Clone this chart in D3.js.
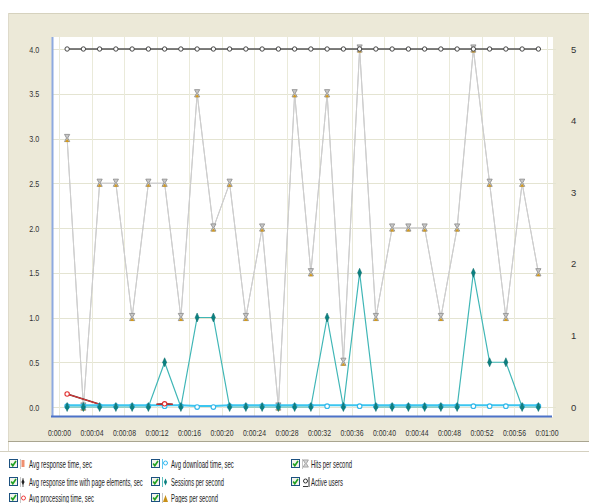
<!DOCTYPE html>
<html><head><meta charset="utf-8">
<script src="https://cdn.jsdelivr.net/npm/d3@7"></script>
<style>body{margin:0;background:#fff}svg{display:block}text{font-family:"Liberation Sans Narrow","Liberation Sans",sans-serif}</style>
</head><body>
<svg id="c" width="589" height="503"></svg>
<script>
// ---- data ----
const times = [1,3,5,7,9,11,13,15,17,19,21,23,25,27,29,31,33,35,37,39,41,43,45,47,49,51,53,55,57,59];
const activeUsers = [5,5,5,5,5,5,5,5,5,5,5,5,5,5,5,5,5,5,5,5,5,5,5,5,5,5,5,5,5,5];
const hitsPerSecond = [3.0,0,2.5,2.5,1.0,2.5,2.5,1.0,3.5,2.0,2.5,1.0,2.0,0,3.5,1.5,3.5,0.5,4.0,1.0,2.0,2.0,2.0,1.0,2.0,4.0,2.5,1.0,2.5,1.5];
const pagesPerSecond = [3.0,0,2.5,2.5,1.0,2.5,2.5,1.0,3.5,2.0,2.5,1.0,2.0,0,3.5,1.5,3.5,0.5,4.0,1.0,2.0,2.0,2.0,1.0,2.0,4.0,2.5,1.0,2.5,1.5];
const sessionsPerSecond = [0,0,0,0,0,0,0.5,0,1.0,1.0,0,0,0,0,0,0,1.0,0,1.5,0,0,0,0,0,0,1.5,0.5,0.5,0,0];
const avgDownloadTime = [0.02,0.02,0.02,0.02,0.02,0.02,0.02,0.02,0.01,0.01,0.02,0.02,0.02,0.02,0.02,0.02,0.02,0.02,0.02,0.02,0.02,0.02,0.02,0.02,0.02,0.02,0.02,0.02,0.02,0.02];
const procTimes = [1,5,null,12,13,14];
const avgProcessingTime = [0.145,0.03,null,0.03,0.035,0.03];
const procMarker = [true,false,false,false,true,false];
const xTickSeconds = [0,4,8,12,16,20,24,28,32,36,40,44,48,52,56,60];
const xTickLabels = ["0:00:00","0:00:04","0:00:08","0:00:12","0:00:16","0:00:20","0:00:24","0:00:28","0:00:32","0:00:36","0:00:40","0:00:44","0:00:48","0:00:52","0:00:56","0:01:00"];
const leftTicks = [0,0.5,1.0,1.5,2.0,2.5,3.0,3.5,4.0];
const rightTicks = [0,1,2,3,4,5];
const legendItems = ["Avg response time, sec","Avg response time with page elements, sec","Avg processing time, sec","Avg download time, sec","Sessions per second","Pages per second","Hits per second","Active users"];

// ---- layout ----
const svg = d3.select("#c");
const P = {l:52, r:553, t:37, b:417};
const x = d3.scaleLinear().domain([0,60]).range([59,546.5]);
const yL = d3.scaleLinear().domain([0,4]).range([407,49]);
const yR = d3.scaleLinear().domain([0,5]).range([407,49]);

function squeeze(sel, w){
  sel.each(function(){
    const n = this.getComputedTextLength();
    if(n > w) d3.select(this).attr("transform", `scale(${w/n},1)`);
  });
}

// background panels
svg.append("rect").attr("width",589).attr("height",503).attr("fill","#fff");
svg.append("rect").attr("x",8).attr("y",13).attr("width",581).attr("height",429).attr("fill","#ECE9D8");
svg.append("line").attr("x1",8).attr("x2",589).attr("y1",13.5).attr("y2",13.5).attr("stroke","#D6D2BE");
svg.append("line").attr("x1",8.5).attr("x2",8.5).attr("y1",13).attr("y2",452).attr("stroke","#DEDACA");
svg.append("line").attr("x1",8).attr("x2",589).attr("y1",441.5).attr("y2",441.5).attr("stroke","#A9A590");
svg.append("line").attr("x1",0).attr("x2",589).attr("y1",451.5).attr("y2",451.5).attr("stroke","#D4D0C0");
svg.append("rect").attr("x",P.l).attr("y",P.t).attr("width",P.r-P.l).attr("height",P.b-P.t).attr("fill","#fff");

// grid
const g = svg.append("g");
g.selectAll(".hg").data(leftTicks).join("line")
  .attr("x1",P.l).attr("x2",556).attr("y1",d=>Math.round(yL(d))+0.5).attr("y2",d=>Math.round(yL(d))+0.5)
  .attr("stroke","#E4E4D2");
g.selectAll(".vg").data(xTickSeconds).join("line")
  .attr("y1",P.t).attr("y2",423).attr("x1",d=>Math.round(x(d))+0.5).attr("x2",d=>Math.round(x(d))+0.5)
  .attr("stroke","#EAEADA");

// axes lines
svg.append("line").attr("x1",52.5).attr("x2",52.5).attr("y1",P.t).attr("y2",P.b).attr("stroke","#8EAAE0").attr("stroke-width",2);
svg.append("line").attr("x1",51).attr("x2",552).attr("y1",416.5).attr("y2",416.5).attr("stroke","#4C72C8").attr("stroke-width",2);

// tick labels
const axL = d3.axisLeft(yL).tickValues(leftTicks).tickFormat(d3.format(".1f")).tickSize(0).tickPadding(17);
const gl = svg.append("g").attr("transform","translate(52,0)").call(axL);
gl.select(".domain").remove();
gl.selectAll("text").attr("font-size",9.5).attr("fill","#333").attr("font-family","Liberation Sans Narrow");
squeeze(gl.selectAll("text"), 10);
const axR = d3.axisRight(yR).tickValues(rightTicks).tickFormat(d3.format("d")).tickSize(0).tickPadding(18);
const gr = svg.append("g").attr("transform","translate(553,0)").call(axR);
gr.select(".domain").remove();
gr.selectAll("text").attr("font-size",9.5).attr("fill","#333").attr("font-family","Liberation Sans Narrow");
const axB = d3.axisBottom(x).tickValues(xTickSeconds).tickFormat((d,i)=>xTickLabels[i]).tickSize(0).tickPadding(12);
const gb = svg.append("g").attr("transform","translate(0,417)").call(axB);
gb.select(".domain").remove();
gb.selectAll("text").attr("font-size",9.5).attr("fill","#333").attr("font-family","Liberation Sans Narrow");
squeeze(gb.selectAll("text"), 23);

// series lines
const idx = d3.range(times.length);
const lineL = arr => d3.line().x(i=>x(times[i])).y(i=>yL(arr[i]))(idx);
svg.append("path").attr("d",lineL(pagesPerSecond)).attr("fill","none").attr("stroke","#C4C4C4").attr("stroke-width",1);
svg.append("path").attr("d",lineL(hitsPerSecond)).attr("fill","none").attr("stroke","#CFCFCF").attr("stroke-width",1);
svg.append("path").attr("d",lineL(sessionsPerSecond)).attr("fill","none").attr("stroke","#3FB6B6").attr("stroke-width",1.2);
svg.append("path").attr("d",lineL(avgDownloadTime)).attr("fill","none").attr("stroke","#3CC6F0").attr("stroke-width",2);
const pIdx = d3.range(procTimes.length);
const procLine = d3.line().defined(i=>procTimes[i]!==null).x(i=>x(procTimes[i])).y(i=>yL(avgProcessingTime[i]));
svg.append("path").attr("d",procLine(pIdx)).attr("fill","none").attr("stroke","#602020").attr("stroke-width",1.6);
svg.append("path").attr("d",procLine(pIdx)).attr("fill","none").attr("stroke","#E03A3A").attr("stroke-width",1);
svg.append("path").attr("d",d3.line().x(i=>x(times[i])).y(i=>yR(activeUsers[i]))(idx)).attr("fill","none").attr("stroke","#555").attr("stroke-width",1.5);

// markers
const hourglass = "M-2.6,-3.6L2.6,-3.6L0.6,0L2.6,3.6L-2.6,3.6L-0.6,0Z";
const tri = "M0,-1.4L2,1.4L-2,1.4Z";
const diamond = "M0,-4.5L2,0L0,4.5L-2,0Z";
svg.selectAll(".hm").data(idx).join("path").attr("d",hourglass)
  .attr("transform",i=>`translate(${x(times[i])},${yL(hitsPerSecond[i])-0.5})`)
  .attr("fill","#C8C8C8").attr("stroke","#888").attr("stroke-width",0.8);
svg.selectAll(".pm").data(idx).join("path").attr("d",tri)
  .attr("transform",i=>`translate(${x(times[i])},${yL(pagesPerSecond[i])+2})`)
  .attr("fill","#D49A1C");
svg.selectAll(".dm").data(idx).join("circle")
  .attr("cx",i=>x(times[i])).attr("cy",i=>yL(avgDownloadTime[i])+1).attr("r",2.3)
  .attr("fill","#fff").attr("stroke","#32B8EA").attr("stroke-width",1.1);
svg.selectAll(".sm").data(idx).join("path").attr("d",diamond)
  .attr("transform",i=>`translate(${x(times[i])},${yL(sessionsPerSecond[i])})`)
  .attr("fill","#0B8080").attr("stroke","#0A6A6A").attr("stroke-width",0.5);
svg.selectAll(".prm").data(pIdx.filter(i=>procMarker[i])).join("circle")
  .attr("cx",i=>x(procTimes[i])).attr("cy",i=>yL(avgProcessingTime[i])).attr("r",2.2)
  .attr("fill","#fff").attr("stroke","#E03030").attr("stroke-width",1.1);
svg.selectAll(".am").data(idx).join("circle")
  .attr("cx",i=>x(times[i])).attr("cy",i=>yR(activeUsers[i])).attr("r",2.2)
  .attr("fill","#fff").attr("stroke","#444").attr("stroke-width",1);

// legend
const colX = [9,151,291];
const rowY = [464,482,498];
const legendPos = [[0,0],[0,1],[0,2],[1,0],[1,1],[1,2],[2,0],[2,1]];
const legendW = [63,114,65,63,53,47,41,32];
const lg = svg.append("g");
legendItems.forEach((name,k)=>{
  const [c,r] = legendPos[k];
  const bx = colX[c], cy = rowY[r];
  const it = lg.append("g");
  it.append("rect").attr("x",bx+0.5).attr("y",cy-4.5).attr("width",8).attr("height",8)
    .attr("fill","#F4F4EE").attr("stroke","#1C5180").attr("stroke-width",1);
  it.append("path").attr("d",`M${bx+2.2},${cy-0.5}L${bx+3.8},${cy+1.8}L${bx+7},${cy-3}`)
    .attr("fill","none").attr("stroke","#21A121").attr("stroke-width",1.6);
  const ix = bx + 13;
  const icon = it.append("g").attr("transform",`translate(${ix},${cy})`);
  icon.append("line").attr("x1",-1.5).attr("x2",-1.5).attr("y1",-5).attr("y2",5).attr("stroke","#C8C8C8");
  if(k===0){ icon.append("rect").attr("x",-0.5).attr("y",-4).attr("width",3).attr("height",7).attr("fill","#F09070"); }
  if(k===1){ icon.append("path").attr("d","M1,-3L2.6,0L1,3L-0.6,0Z").attr("fill","#222"); icon.append("line").attr("x1",1).attr("x2",1).attr("y1",-4).attr("y2",5).attr("stroke","#222").attr("stroke-width",0.7); }
  if(k===2){ icon.append("circle").attr("cx",1.5).attr("cy",0).attr("r",2).attr("fill","#fff").attr("stroke","#F04040"); }
  if(k===3){ icon.append("circle").attr("cx",1.5).attr("cy",-1).attr("r",2).attr("fill","#fff").attr("stroke","#33B8F0"); icon.select("line").attr("stroke","#60C8F0"); }
  if(k===4){ icon.append("path").attr("d",diamond).attr("transform","translate(1.5,0) scale(0.8)").attr("fill","#0B8080"); icon.select("line").attr("stroke","#60C0C0"); }
  if(k===5){ icon.append("path").attr("d","M1.5,-3L4,4L-1,4Z").attr("fill","#C89018"); }
  if(k===6){ icon.append("path").attr("d",hourglass).attr("transform","translate(1.8,-0.5)").attr("fill","#D4D4D4").attr("stroke","#8E8E8E").attr("stroke-width",0.7); }
  if(k===7){ icon.append("circle").attr("cx",1.5).attr("cy",-1).attr("r",2).attr("fill","#fff").attr("stroke","#333"); icon.append("line").attr("x1",-1).attr("x2",4).attr("y1",4.5).attr("y2",4.5).attr("stroke","#333"); icon.select("line").attr("x1",5).attr("x2",5).attr("stroke","#333"); }
  const tg = it.append("g").attr("transform",`translate(${bx+20},${cy+3.5})`);
  const t = tg.append("text").attr("x",0).attr("y",0).attr("font-size",10).attr("fill","#222").text(name);
  squeeze(t, legendW[k]);
});
</script>
</body></html>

|---|

WORK TO BE COMPLETED — With the pictures left out, restate word for word every line of the data above, from the first down to the line that contains "response time with".

EXERCISE OUTPUT —
Clone this chart in D3.js.
<!DOCTYPE html>
<html><head><meta charset="utf-8">
<script src="https://cdn.jsdelivr.net/npm/d3@7"></script>
<style>body{margin:0;background:#fff}svg{display:block}text{font-family:"Liberation Sans Narrow","Liberation Sans",sans-serif}</style>
</head><body>
<svg id="c" width="589" height="503"></svg>
<script>
// ---- data ----
const times = [1,3,5,7,9,11,13,15,17,19,21,23,25,27,29,31,33,35,37,39,41,43,45,47,49,51,53,55,57,59];
const activeUsers = [5,5,5,5,5,5,5,5,5,5,5,5,5,5,5,5,5,5,5,5,5,5,5,5,5,5,5,5,5,5];
const hitsPerSecond = [3.0,0,2.5,2.5,1.0,2.5,2.5,1.0,3.5,2.0,2.5,1.0,2.0,0,3.5,1.5,3.5,0.5,4.0,1.0,2.0,2.0,2.0,1.0,2.0,4.0,2.5,1.0,2.5,1.5];
const pagesPerSecond = [3.0,0,2.5,2.5,1.0,2.5,2.5,1.0,3.5,2.0,2.5,1.0,2.0,0,3.5,1.5,3.5,0.5,4.0,1.0,2.0,2.0,2.0,1.0,2.0,4.0,2.5,1.0,2.5,1.5];
const sessionsPerSecond = [0,0,0,0,0,0,0.5,0,1.0,1.0,0,0,0,0,0,0,1.0,0,1.5,0,0,0,0,0,0,1.5,0.5,0.5,0,0];
const avgDownloadTime = [0.02,0.02,0.02,0.02,0.02,0.02,0.02,0.02,0.01,0.01,0.02,0.02,0.02,0.02,0.02,0.02,0.02,0.02,0.02,0.02,0.02,0.02,0.02,0.02,0.02,0.02,0.02,0.02,0.02,0.02];
const procTimes = [1,5,null,12,13,14];
const avgProcessingTime = [0.145,0.03,null,0.03,0.035,0.03];
const procMarker = [true,false,false,false,true,false];
const xTickSeconds = [0,4,8,12,16,20,24,28,32,36,40,44,48,52,56,60];
const xTickLabels = ["0:00:00","0:00:04","0:00:08","0:00:12","0:00:16","0:00:20","0:00:24","0:00:28","0:00:32","0:00:36","0:00:40","0:00:44","0:00:48","0:00:52","0:00:56","0:01:00"];
const leftTicks = [0,0.5,1.0,1.5,2.0,2.5,3.0,3.5,4.0];
const rightTicks = [0,1,2,3,4,5];
const legendItems = ["Avg response time, sec","Avg response time with page elements, sec","Avg processing time, sec","Avg download time, sec","Sessions per second","Pages per second","Hits per second","Active users"];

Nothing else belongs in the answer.